KCS and CP said that this deal is subject to approval by the Surface Transportation Board (STB), whom last April reaffirmed that it would review the CP-KCS deal under pre-2001 merger rules and also the waiver granted to KCS in 2001 to exempt it from those rules. And they added that STB’s review of this deal is expected to be completed in the second half of 2022.
Keith Creel, CP President and Chief Executive Officer, said at last week’s RailTrends conference in New York, which was hosted by Progressive Railroading magazine and independent railroad analyst Tony Hatch, that this deal represents what he called a transformational transaction.
“This is a transaction we pursued with vigor and aggressiveness, and we were fighting for what we believed in,” said Creel. “We prevailed, to this point, with grit, determination, and resolve. We are super-excited about this opportunity. It is the one and only transcontinental railroad [through Canada, the United States, and Mexico] and won’t be replicated. In and of itself, it is a unique combination, which is what motivated a lot of this. It is a combination that allows growth and for the pursuit of the next 140 years. We have a franchise that is a leader, and we are in a very good position.”
As for the future CPKC network, Creel explained it is positioned to provide a unique set of outcomes that will be unparalleled in this industry.

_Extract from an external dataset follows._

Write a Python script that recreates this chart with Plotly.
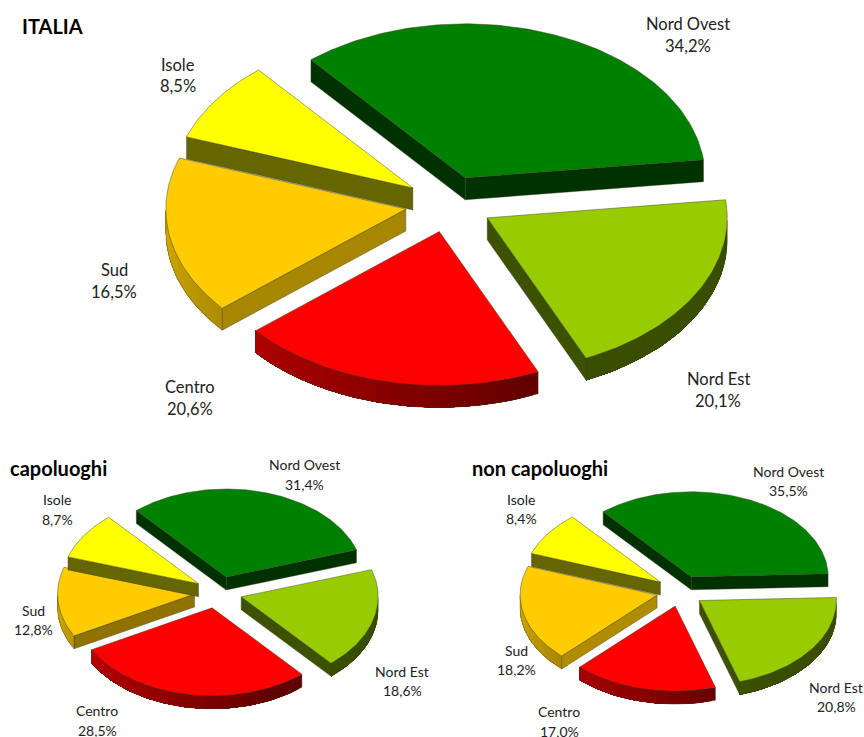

“When you think about the need for this, there has never been a greater need,” he said. “I am thinking about the environment we will be serving in a better way, that communities—that because of this transaction—it enables and unlocks investment for infrastructure and installs PTC (Positive Train Control)…and all of the details of running a business and running it efficiently and safely. It will also take trucks off of the road. We have said for a long time that we [trains] are 75% more fuel-efficient. The number of trucks that come across the Mexican border from Laredo into the Midwest, to Kansas City and Chicago and into Canada…to be able to take that environmental opportunity and match it with an economic opportunity will be…is among the reasons we are excited for this opportunity.”